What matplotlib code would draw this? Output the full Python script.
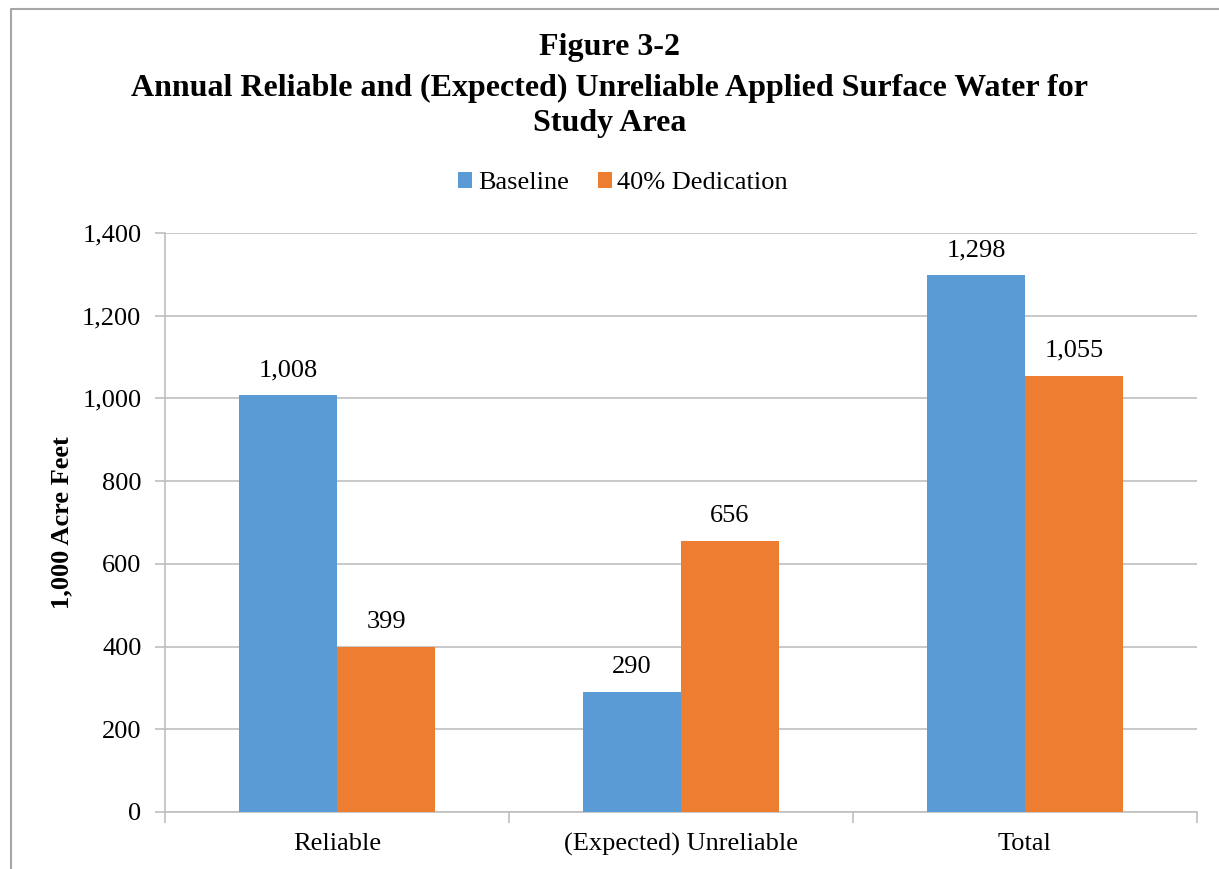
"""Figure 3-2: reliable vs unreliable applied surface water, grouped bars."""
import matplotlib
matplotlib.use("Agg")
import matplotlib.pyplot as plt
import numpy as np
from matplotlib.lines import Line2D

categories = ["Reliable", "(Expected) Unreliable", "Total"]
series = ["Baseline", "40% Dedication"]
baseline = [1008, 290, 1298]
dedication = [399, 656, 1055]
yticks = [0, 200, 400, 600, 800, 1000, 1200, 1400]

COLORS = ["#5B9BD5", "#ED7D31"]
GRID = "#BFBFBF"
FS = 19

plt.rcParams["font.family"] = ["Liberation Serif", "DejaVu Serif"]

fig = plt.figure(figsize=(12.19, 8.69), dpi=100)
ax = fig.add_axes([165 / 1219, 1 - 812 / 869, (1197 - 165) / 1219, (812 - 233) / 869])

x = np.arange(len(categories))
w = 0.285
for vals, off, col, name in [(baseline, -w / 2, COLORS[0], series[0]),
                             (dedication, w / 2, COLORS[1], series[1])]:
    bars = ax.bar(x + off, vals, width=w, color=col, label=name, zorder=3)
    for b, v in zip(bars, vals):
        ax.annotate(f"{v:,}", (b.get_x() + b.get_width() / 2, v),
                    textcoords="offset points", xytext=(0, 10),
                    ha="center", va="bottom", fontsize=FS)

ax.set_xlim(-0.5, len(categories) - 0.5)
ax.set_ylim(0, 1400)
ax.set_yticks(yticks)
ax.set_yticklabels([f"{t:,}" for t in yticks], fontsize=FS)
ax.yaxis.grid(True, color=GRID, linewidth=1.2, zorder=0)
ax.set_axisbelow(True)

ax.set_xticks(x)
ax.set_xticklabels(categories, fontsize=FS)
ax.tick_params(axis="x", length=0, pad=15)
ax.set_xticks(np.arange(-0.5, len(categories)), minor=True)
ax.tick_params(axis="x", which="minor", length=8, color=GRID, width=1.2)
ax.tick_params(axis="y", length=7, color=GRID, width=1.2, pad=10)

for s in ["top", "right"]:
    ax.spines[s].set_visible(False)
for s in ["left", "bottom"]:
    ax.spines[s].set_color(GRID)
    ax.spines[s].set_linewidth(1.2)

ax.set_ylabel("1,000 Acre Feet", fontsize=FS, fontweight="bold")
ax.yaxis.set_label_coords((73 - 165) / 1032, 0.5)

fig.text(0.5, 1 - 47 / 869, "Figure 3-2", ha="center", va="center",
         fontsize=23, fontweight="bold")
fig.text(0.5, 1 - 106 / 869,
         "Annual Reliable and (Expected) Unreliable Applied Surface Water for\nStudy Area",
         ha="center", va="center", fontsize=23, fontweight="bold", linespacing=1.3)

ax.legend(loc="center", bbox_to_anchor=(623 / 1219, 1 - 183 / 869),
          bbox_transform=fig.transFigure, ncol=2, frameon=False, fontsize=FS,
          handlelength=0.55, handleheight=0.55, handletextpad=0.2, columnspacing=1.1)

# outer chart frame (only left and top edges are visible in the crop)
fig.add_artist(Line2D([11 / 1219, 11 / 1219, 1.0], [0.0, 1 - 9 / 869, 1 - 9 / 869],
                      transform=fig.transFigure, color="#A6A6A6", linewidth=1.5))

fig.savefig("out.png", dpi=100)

→ **Set exercise**: Please extract exactly the lines of the data, from the first through the line containing "ax = fig.add_axes([165", and add no pictures to the copy.

→ **The completed task**:
What matplotlib code would draw this? Output the full Python script.
"""Figure 3-2: reliable vs unreliable applied surface water, grouped bars."""
import matplotlib
matplotlib.use("Agg")
import matplotlib.pyplot as plt
import numpy as np
from matplotlib.lines import Line2D

categories = ["Reliable", "(Expected) Unreliable", "Total"]
series = ["Baseline", "40% Dedication"]
baseline = [1008, 290, 1298]
dedication = [399, 656, 1055]
yticks = [0, 200, 400, 600, 800, 1000, 1200, 1400]

COLORS = ["#5B9BD5", "#ED7D31"]
GRID = "#BFBFBF"
FS = 19

plt.rcParams["font.family"] = ["Liberation Serif", "DejaVu Serif"]

fig = plt.figure(figsize=(12.19, 8.69), dpi=100)
ax = fig.add_axes([165 / 1219, 1 - 812 / 869, (1197 - 165) / 1219, (812 - 233) / 869])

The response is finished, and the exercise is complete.